For the sake of clarification, the Bruce Willis action comedy RED is not about the color red, of which surprisingly little is seen for a movie with so much gunfire. It’s also not a remake of Krzysztof Kieslowski’s Oscar-nominated 1994 film of the same name, though I doubt there’ll be much confusion between the two. RED, in this case, is an acronym for Retired-Extremely Dangerous, but it could just as easily stand for Relatively Entertaining but Dumb.

When a Bruce Willis movie comes out, one hopes for the greatness of Die Hard or Pulp Fiction and prays it’s not another forgettable waste of time like Hudson Hawk or Surrogates. Usually the results fall somewhere in between, such as his mediocrity from earlier this year, Cop Out. RED is down the middle of that same road, but it benefits from an eclectic supporting cast who all appear to be having fun with each other while blowing stuff up.

Bruce reaches once more into the barrel of cliché badass tough guy occupations (cop, off-duty cop, boxer, military officer, etc.) and draws “CIA operative” this time, specifically a former black-ops guy named Frank Moses, trying to enjoy retirement in the suburbs. If that’s not enough to generate eye-rolling right off the bat, his only relationship with any intimacy is regular phone conversations with Sarah (Mary-Louise Parker), a romance-reading desk jockey who processes his pension checks at a government call center. I call baloney right there, because if you’ve ever had to call any government agency, you’re lucky to be connected with any human at all, much less the same human repeatedly. Furthermore, he deliberately tears up his checks just so he has an excuse to call her again–yeah, right.
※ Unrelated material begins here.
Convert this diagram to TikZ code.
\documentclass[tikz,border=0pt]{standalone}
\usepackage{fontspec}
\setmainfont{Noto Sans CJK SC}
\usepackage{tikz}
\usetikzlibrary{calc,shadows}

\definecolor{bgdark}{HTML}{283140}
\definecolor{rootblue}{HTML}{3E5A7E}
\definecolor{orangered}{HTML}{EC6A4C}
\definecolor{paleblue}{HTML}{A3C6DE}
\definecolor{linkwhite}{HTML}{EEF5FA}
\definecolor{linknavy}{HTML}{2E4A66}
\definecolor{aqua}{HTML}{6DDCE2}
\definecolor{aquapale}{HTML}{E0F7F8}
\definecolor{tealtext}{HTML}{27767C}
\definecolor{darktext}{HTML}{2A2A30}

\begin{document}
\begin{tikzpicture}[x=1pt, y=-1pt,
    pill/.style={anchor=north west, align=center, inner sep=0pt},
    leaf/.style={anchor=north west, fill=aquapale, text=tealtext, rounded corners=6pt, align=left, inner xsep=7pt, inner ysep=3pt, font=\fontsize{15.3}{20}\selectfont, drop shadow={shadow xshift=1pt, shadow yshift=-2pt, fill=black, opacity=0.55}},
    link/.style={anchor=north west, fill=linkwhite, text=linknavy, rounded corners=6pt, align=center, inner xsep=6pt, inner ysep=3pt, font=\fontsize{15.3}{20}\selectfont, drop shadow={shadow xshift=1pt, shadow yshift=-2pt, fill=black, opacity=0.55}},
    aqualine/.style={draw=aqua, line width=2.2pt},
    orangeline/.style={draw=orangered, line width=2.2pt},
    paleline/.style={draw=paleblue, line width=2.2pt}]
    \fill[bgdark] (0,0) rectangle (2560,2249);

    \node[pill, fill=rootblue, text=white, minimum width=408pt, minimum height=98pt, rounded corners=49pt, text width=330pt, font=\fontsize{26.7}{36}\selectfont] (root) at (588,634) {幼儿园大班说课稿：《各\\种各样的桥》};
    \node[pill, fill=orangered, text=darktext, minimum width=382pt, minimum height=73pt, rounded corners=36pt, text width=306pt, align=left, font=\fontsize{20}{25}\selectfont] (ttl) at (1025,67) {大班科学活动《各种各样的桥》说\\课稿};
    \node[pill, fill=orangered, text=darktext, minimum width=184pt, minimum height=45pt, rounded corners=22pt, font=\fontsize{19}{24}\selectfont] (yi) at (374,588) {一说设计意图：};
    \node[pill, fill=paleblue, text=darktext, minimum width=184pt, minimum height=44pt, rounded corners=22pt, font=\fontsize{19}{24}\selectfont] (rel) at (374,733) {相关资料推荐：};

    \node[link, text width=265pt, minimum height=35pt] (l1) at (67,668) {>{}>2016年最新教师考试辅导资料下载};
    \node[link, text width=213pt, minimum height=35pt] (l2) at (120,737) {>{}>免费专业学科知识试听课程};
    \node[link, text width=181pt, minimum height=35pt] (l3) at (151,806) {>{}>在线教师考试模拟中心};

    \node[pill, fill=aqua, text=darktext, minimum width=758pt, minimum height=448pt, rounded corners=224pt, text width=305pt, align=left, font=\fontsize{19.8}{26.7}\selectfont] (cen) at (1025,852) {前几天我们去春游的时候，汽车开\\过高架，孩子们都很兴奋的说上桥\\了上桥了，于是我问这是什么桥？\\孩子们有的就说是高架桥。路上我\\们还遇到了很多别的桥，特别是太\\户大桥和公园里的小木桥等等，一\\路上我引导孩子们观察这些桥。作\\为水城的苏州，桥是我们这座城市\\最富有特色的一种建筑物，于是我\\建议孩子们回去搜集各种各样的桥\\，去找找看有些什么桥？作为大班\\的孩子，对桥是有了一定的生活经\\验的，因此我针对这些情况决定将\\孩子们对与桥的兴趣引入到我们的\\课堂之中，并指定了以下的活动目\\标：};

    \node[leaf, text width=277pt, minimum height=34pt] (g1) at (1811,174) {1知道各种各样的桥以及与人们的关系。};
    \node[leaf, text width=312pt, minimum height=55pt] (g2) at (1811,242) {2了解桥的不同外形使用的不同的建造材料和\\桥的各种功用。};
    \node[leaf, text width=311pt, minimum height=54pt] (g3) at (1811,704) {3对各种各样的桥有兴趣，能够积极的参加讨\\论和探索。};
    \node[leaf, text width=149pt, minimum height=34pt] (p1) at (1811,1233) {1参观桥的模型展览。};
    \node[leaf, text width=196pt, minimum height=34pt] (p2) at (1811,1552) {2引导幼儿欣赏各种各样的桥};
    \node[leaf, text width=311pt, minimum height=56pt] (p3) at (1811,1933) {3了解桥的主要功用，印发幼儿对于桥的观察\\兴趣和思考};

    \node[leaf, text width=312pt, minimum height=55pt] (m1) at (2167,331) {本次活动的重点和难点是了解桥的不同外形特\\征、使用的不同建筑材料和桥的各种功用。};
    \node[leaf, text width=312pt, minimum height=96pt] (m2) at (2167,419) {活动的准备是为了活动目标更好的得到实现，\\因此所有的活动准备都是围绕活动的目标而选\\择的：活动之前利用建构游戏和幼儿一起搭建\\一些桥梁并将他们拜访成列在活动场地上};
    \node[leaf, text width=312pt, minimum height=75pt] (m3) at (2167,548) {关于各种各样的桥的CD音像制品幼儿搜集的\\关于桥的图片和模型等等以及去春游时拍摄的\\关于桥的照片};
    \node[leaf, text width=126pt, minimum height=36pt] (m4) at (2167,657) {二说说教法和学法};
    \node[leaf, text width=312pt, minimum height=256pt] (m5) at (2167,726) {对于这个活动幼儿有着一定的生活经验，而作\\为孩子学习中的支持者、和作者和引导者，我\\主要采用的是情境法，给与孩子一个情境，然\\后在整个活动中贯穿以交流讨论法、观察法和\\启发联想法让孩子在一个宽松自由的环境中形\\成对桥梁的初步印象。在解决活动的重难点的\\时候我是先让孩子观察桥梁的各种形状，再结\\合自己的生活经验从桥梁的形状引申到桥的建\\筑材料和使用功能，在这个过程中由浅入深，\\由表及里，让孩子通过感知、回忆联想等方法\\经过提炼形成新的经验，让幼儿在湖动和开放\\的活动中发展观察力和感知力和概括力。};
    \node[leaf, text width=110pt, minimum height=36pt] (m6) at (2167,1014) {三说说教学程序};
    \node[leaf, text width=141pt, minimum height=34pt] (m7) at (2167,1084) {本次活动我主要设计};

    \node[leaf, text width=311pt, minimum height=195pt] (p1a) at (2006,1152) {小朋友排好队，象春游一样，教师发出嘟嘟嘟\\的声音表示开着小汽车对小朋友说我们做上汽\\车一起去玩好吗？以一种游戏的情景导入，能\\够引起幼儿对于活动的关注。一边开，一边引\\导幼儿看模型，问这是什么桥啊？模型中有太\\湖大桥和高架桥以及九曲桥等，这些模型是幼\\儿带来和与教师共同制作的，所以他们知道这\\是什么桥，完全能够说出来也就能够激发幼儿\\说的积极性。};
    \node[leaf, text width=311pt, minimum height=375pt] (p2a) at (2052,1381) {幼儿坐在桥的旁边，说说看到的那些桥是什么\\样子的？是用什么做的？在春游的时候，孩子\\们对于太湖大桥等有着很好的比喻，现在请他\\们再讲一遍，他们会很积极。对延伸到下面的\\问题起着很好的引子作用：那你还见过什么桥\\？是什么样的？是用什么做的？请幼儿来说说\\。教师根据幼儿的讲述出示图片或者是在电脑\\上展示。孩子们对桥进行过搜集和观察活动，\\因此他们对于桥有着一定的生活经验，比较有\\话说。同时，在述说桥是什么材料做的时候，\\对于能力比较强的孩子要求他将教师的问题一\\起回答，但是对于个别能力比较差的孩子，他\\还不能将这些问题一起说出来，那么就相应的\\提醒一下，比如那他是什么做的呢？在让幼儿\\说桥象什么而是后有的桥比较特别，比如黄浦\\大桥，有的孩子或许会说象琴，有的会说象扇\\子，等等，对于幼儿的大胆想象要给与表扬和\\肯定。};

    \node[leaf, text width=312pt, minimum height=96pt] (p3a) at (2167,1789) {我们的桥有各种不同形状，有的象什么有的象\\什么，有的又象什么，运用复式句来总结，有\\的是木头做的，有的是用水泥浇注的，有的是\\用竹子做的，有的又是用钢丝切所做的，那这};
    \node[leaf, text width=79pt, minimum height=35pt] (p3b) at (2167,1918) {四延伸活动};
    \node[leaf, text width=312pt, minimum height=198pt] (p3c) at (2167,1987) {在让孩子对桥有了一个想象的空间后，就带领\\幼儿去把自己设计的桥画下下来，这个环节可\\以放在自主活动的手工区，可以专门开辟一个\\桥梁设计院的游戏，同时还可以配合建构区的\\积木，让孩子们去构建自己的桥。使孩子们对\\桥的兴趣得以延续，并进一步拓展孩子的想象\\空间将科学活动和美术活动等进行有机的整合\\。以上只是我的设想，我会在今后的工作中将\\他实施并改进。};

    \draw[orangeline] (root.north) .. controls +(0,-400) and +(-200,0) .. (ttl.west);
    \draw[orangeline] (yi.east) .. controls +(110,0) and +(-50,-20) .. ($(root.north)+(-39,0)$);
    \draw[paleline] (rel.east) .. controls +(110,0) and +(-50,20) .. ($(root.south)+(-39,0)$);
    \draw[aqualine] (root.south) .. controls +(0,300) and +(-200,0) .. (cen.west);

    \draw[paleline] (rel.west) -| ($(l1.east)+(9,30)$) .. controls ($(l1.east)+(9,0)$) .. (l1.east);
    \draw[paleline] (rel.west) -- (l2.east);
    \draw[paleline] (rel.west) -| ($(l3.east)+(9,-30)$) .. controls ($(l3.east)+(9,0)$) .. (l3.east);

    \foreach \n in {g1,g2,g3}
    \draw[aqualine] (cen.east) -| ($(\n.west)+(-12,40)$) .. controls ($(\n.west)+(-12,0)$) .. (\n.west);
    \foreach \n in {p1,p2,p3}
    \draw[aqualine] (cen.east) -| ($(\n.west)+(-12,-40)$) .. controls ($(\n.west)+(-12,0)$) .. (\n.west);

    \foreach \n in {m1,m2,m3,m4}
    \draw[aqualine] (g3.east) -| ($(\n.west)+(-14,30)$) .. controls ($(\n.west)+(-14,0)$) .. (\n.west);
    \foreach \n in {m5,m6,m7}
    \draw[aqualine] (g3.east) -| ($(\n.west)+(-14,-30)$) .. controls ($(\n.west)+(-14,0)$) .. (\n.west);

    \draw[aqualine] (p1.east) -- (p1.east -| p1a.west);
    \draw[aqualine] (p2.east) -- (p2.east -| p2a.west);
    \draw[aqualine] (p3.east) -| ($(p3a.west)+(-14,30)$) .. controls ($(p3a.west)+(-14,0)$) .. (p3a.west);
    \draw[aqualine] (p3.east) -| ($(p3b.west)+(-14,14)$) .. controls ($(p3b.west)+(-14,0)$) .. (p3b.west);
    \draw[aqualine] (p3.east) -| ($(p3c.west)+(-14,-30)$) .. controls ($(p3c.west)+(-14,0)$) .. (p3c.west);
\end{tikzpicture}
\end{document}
And when Frank’s suburban home is torn apart by a squadron of machine-gunners in the middle of the night with no reaction from any of his neighbors, well, if you haven’t suspended your disbelief by that point, you’ll just be miserable for the next two hours.

With the aid of some clever postcard-style animated transitions, Frank goes gallivanting across the country, first rescuing Sarah despite her objections, then dragging her along as he tracks down his former colleagues in covert operations–Morgan Freeman, woefully underused as a denizen of an old folks’ home; John Malkovich, who effortlessly plays the paranoid eccentric as he usually does; and Helen Mirren as a grande dame with a predilection for superior firepower. All the while, a young CIA upstart (Karl Urban) is hot on the trail of “old man” Moses and his aging cronies.

Throw in Brian Cox (the original Hannibal Lecter in Manhunter) as a silky smooth Russian, Richard Dreyfuss as a corrupt industrialist (is there any other kind in movies like this?), and a crowd-pleasing appearance by a great old man still kicking on big and small screens, Ernest Borgnine, and it’s easier to ignore the ridiculous plot details and just go along for the ride. There’s plenty of gunfire and explosions and car stunts, all wildly overblown but bloodlessly sanitized for your PG-13 protection, without any silly lingering over the resultant death and destruction. In fact, an assassination attempt becomes a central plot point, and the movie seems to encourage its audience to root for the assassination rather than against it. A moral gray area, certainly, but one the filmmakers hope we will ignore through our laughter.

And RED does have a lot of humor in it, especially in the line readings and facial expressions of Mary-Louise Parker and John Malkovich, although the film generates more chuckles than loud peals of laughter. Helen Mirren has some funny moments, too, but the best thing is seeing her toting some serious hardware. It’s difficult to watch her in this movie without thinking, “Hey, that’s Queen Elizabeth manning the machine-gun emplacement!” Mirren has such a lengthy and varied résumé that she can fit into this role like a satin glove, and for a woman her age she looks mighty hot–even hotter with large-caliber weaponry in her hands. Similarly, an amusing appearance by character actress Audrey Wasilewski means I can never see her again as Peggy Olson’s frumpy sister on Mad Men without picturing her with a shoulder-fired missile launcher.

RED is fun, frivolous, and, apart from the girls with guns, forgettable. If Bruce Willis hadn’t surrounded himself with so many interesting actors, it could have been a lot worse. So if you intend to spend green to see RED, I’ll wave a yellow flag–proceed with caution.